Technical information
- Licensing authority: FCC
- Facility ID: 15269
- Class: C3
- ERP: 2,200 watts
- HAAT: 329 meters (1,079 ft)
- Transmitter coordinates: 46°51′44.00″N 117°10′20.00″W﻿ / ﻿46.8622222°N 117.1722222°W

Links
- Public license information: Public file; LMS;

= KRAO-FM =

KRAO-FM (102.5 FM) is a radio station broadcasting a classic hits format in the Palouse region of Northern Idaho and Eastern Washington. Licensed to Colfax, Washington, United States, the station is currently owned by Inland Northwest Broadcasting, LLC.

==History==
The station went on the air as KRAO-FM on November 29, 1989.

On January 6, 2025, at 7 am, KRAO-FM ended stunting and launched a classic hits format, branded as "102.5 KRPL".

The classic hits format aired on 102.5 KRPL leans rock/alternative, which primary targets persons 25-54+ in the Moscow, ID/Pullman Wa/Colfax, Wa market.
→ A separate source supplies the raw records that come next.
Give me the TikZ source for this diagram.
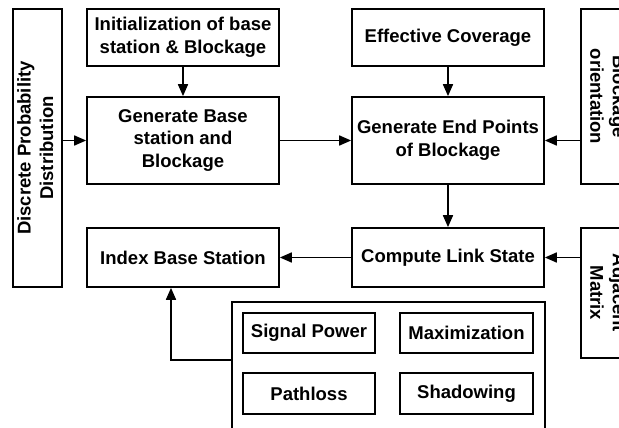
\documentclass[tikz,border=0pt]{standalone}
\usepackage{fontspec}
\setmainfont{Liberation Sans}
\usepackage{graphicx}
\usetikzlibrary{arrows.meta}
\newcommand{\vtext}[2]{\rotatebox{#1}{\begin{tabular}{@{}c@{}}#2\end{tabular}}}
\begin{document}
\begin{tikzpicture}[x=1pt,y=1pt,
  every node/.style={font=\bfseries\fontsize{18.5}{22.5}\selectfont},
  blk/.style={draw, line width=1.7pt, inner sep=0pt, align=center},
  arr/.style={line width=1.7pt, -{Triangle[length=12pt,width=10pt]}},
  ln/.style={line width=1.7pt}]
\useasboundingbox (0,0) rectangle (619,-428);
\clip (0,0) rectangle (619,-428);
% boxes
\node[blk, minimum width=49pt, minimum height=278pt] (disc) at (37.5,-148)
  {\vtext{90}{Discrete Probability\\Distribution}};
\node[blk, minimum width=192pt, minimum height=57pt] (init) at (183,-37.5)
  {Initialization of base\\station \& Blockage};
\node[blk, minimum width=192pt, minimum height=87pt] (gen) at (183,-140.5)
  {Generate Base\\station and\\Blockage};
\node[blk, minimum width=192pt, minimum height=57pt] (eff) at (448,-37.5)
  {Effective Coverage};
\node[blk, minimum width=192pt, minimum height=87pt] (gep) at (448,-140.5)
  {Generate End Points\\of Blockage};
\node[blk, minimum width=50pt, minimum height=175pt] (bo) at (606,-96.5)
  {\vtext{-90}{Blockage\\orientation}};
\node[blk, minimum width=192pt, minimum height=59pt] (ibs) at (183,-257.5)
  {Index Base Station};
\node[blk, minimum width=192pt, minimum height=59pt] (cls) at (448,-257.5)
  {Compute Link State};
\node[blk, minimum width=50pt, minimum height=130pt] (adj) at (606,-293)
  {\vtext{-90}{Adjacent\\Matrix}};
\node[blk, minimum width=313pt, minimum height=143pt] (outer) at (388.5,-373.5) {};
\node[blk, minimum width=132pt, minimum height=40pt] (sp) at (309,-333) {Signal Power};
\node[blk, minimum width=132pt, minimum height=41pt] (pl) at (309,-393.5) {Pathloss};
\node[blk, minimum width=133pt, minimum height=40pt] (mx) at (466.5,-333) {Maximization};
\node[blk, minimum width=133pt, minimum height=41pt] (sh) at (466.5,-393.5) {Shadowing};
% connectors
\draw[arr] (init.south) -- (gen.north);
\draw[arr] (disc.east |- gen.west) -- (gen.west);
\draw[arr] (gen.east) -- (gep.west);
\draw[arr] (eff.south) -- (gep.north);
\draw[arr] (bo.west |- gep.east) -- (gep.east);
\draw[arr] (gep.south) -- (cls.north);
\draw[arr] (adj.west |- cls.east) -- (cls.east);
\draw[arr] (cls.west) -- (ibs.east);
\coordinate (bend) at (171,-360);
\draw[arr] (outer.west |- bend) -- (bend) -- (bend |- ibs.south);
\end{tikzpicture}
\end{document}
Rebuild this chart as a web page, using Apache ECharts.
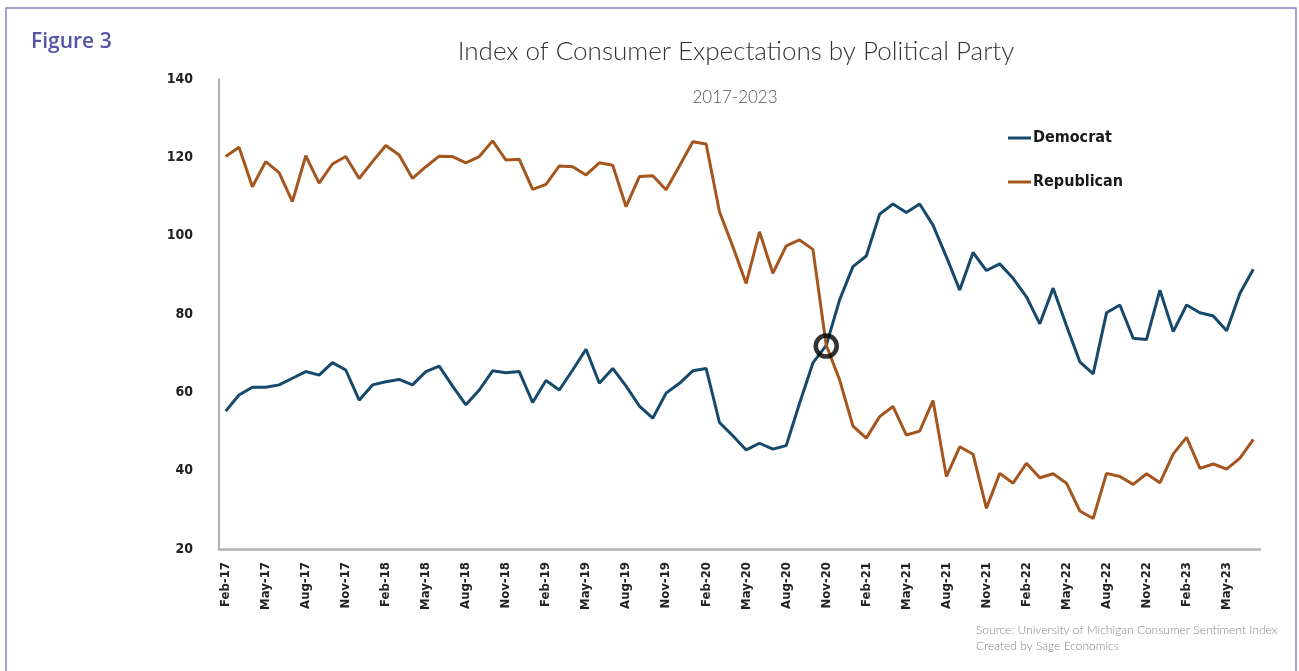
<!DOCTYPE html>
<html>
<head>
<meta charset="utf-8">
<script src="https://cdn.jsdelivr.net/npm/echarts@6/dist/echarts.min.js"></script>
<style>html,body{margin:0;padding:0;background:#fff}#c{width:1299px;height:671px}</style>
</head>
<body>
<div id="c"></div>
<script>
const months = ['Jan','Feb','Mar','Apr','May','Jun','Jul','Aug','Sep','Oct','Nov','Dec'];
const categories = [];
for (let y = 17; y <= 23; y++) {
  for (let m = 0; m < 12; m++) {
    if (y === 17 && m < 1) continue;
    if (y === 23 && m > 6) continue;
    categories.push(months[m] + '-' + y);
  }
}
const democrat = [
  55.2, 59.3, 61.3, 61.3, 61.9, 63.6, 65.3, 64.4, 67.6, 65.7, 58.0, 61.9,
  62.7, 63.3, 61.9, 65.3, 66.7, 61.6, 56.8, 60.6, 65.5, 65.0, 65.3, 57.4,
  63.0, 60.6, 65.7, 71.0, 62.3, 66.1, 61.6, 56.5, 53.4, 59.8, 62.3, 65.5,
  66.1, 52.3, 48.9, 45.3, 47.0, 45.5, 46.4, 57.2, 67.5, 72.0, 83.6, 92.1,
  94.8, 105.5, 108.1, 105.9, 108.1, 102.7, 94.6, 86.1, 95.7, 91.1, 92.8, 89.1,
  84.4, 77.5, 86.6, 77.0, 67.8, 64.7, 80.3, 82.3, 73.8, 73.5, 86.1, 75.5,
  82.3, 80.3, 79.5, 75.7, 85.3, 91.4
];
const republican = [
  120.2, 122.6, 112.5, 118.9, 116.1, 108.7, 120.4, 113.4, 118.3, 120.2, 114.6, 118.9,
  123.0, 120.6, 114.6, 117.6, 120.3, 120.2, 118.6, 120.2, 124.2, 119.3, 119.5, 111.8,
  113.1, 117.8, 117.6, 115.5, 118.6, 118.0, 107.4, 115.1, 115.3, 111.7, 117.8, 124.0,
  123.4, 106.1, 97.2, 87.8, 101.0, 90.4, 97.4, 98.9, 96.5, 72.0, 63.2, 51.4,
  48.3, 53.8, 56.4, 49.1, 50.1, 57.9, 38.5, 46.1, 44.2, 30.4, 39.3, 36.8,
  41.9, 38.2, 39.2, 36.8, 29.7, 27.8, 39.3, 38.5, 36.5, 39.2, 36.9, 44.3,
  48.5, 40.6, 41.7, 40.4, 43.2, 48.0
];
const yTicks = [20, 40, 60, 80, 100, 120, 140];
const highlight = [['Nov-20', 71.8]];

const condensed = "'DejaVu Sans Condensed', 'Liberation Sans Narrow', sans-serif";
const chart = echarts.init(document.getElementById('c'));
chart.setOption({
  animation: false,
  backgroundColor: '#fff',
  grid: { left: 219, right: 39, top: 79, bottom: 122, containLabel: false },
  legend: {
    data: ['Democrat', 'Republican'],
    orient: 'vertical',
    left: 1003, top: 125,
    itemWidth: 23, itemHeight: 3, itemGap: 28,
    icon: 'rect',
    textStyle: { fontFamily: condensed, fontWeight: 'bold', fontSize: 16, color: '#1a1a1a', padding: [0,0,0,-3] }
  },
  xAxis: {
    type: 'category',
    data: categories,
    boundaryGap: true,
    axisLine: { lineStyle: { color: '#b0b0b0', width: 2.5 } },
    axisTick: { show: false },
    axisLabel: {
      interval: 2, rotate: 90, margin: 13,
      fontFamily: condensed, fontWeight: 'bold', fontSize: 13, color: '#222'
    },
    splitLine: { show: false }
  },
  yAxis: {
    type: 'value',
    min: yTicks[0], max: yTicks[yTicks.length - 1], interval: 20,
    axisLine: { show: true, lineStyle: { color: '#999', width: 1.5 } },
    axisTick: { show: false },
    splitLine: { show: false },
    axisLabel: { margin: 26, fontFamily: condensed, fontWeight: 'bold', fontSize: 14, color: '#222' }
  },
  series: [
    { name: 'Democrat', type: 'line', data: democrat, symbol: 'none',
      lineStyle: { color: '#17496b', width: 3 }, itemStyle: { color: '#17496b' } },
    { name: 'Republican', type: 'line', data: republican, symbol: 'none',
      lineStyle: { color: '#a5561f', width: 3 }, itemStyle: { color: '#a5561f' } },
    { name: 'Crossover', type: 'scatter', data: highlight, symbol: 'circle', symbolSize: 21,
      itemStyle: { color: 'rgba(0,0,0,0)', borderColor: '#000', borderWidth: 4.5 }, z: 5 }
  ],
  graphic: [
    { type: 'rect', shape: { x: 6, y: 8, width: 1290, height: 700 },
      style: { fill: 'none', stroke: '#8584c4', lineWidth: 1.5 }, silent: true },
    { type: 'text', left: 31, top: 32,
      style: { text: 'Figure 3', fontFamily: "'Open Sans', sans-serif", fontWeight: 600, fontSize: 21, fill: '#5553a8' } },
    { type: 'text', x: 736, y: 52,
      style: { text: 'Index of Consumer Expectations by Political Party', fontFamily: "Lato, sans-serif", fontWeight: 300,
        fontSize: 26, fill: '#333', align: 'center', verticalAlign: 'middle' } },
    { type: 'text', x: 735, y: 98,
      style: { text: '2017-2023', fontFamily: "Lato, sans-serif", fontWeight: 300, fontSize: 17, fill: '#555', align: 'center', verticalAlign: 'middle' } },
    { type: 'text', x: 976, y: 624,
      style: { text: 'Source: University of Michigan Consumer Sentiment Index', fontFamily: "Lato, sans-serif", fontWeight: 300, fontSize: 12, fill: '#888' } },
    { type: 'text', x: 976, y: 640,
      style: { text: 'Created by Sage Economics', fontFamily: "Lato, sans-serif", fontWeight: 300, fontSize: 12, fill: '#888' } }
  ]
});
</script>
</body>
</html>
The station currently features Matt Mony in the Morning with 102 Minutes Commercial Free Music at 8:25am, "The 4-Most @4" (the four most talked about songs of the day, weekdays), "The Totally Awesome 80s @8" (weeknights), "10 O'clock Rock" (weeknights), "Retro Pop Reunion" with Joe Cortese (Sundays 2p-6p), as well as a variety of themed weekends - including "Totally Awesome 80s," "House Party," "I Love the 90s," and "Sounds of Summer" weekends.

The station also features market legend Steve Shannon (formerly of sister KZFN-FM) as its big voice.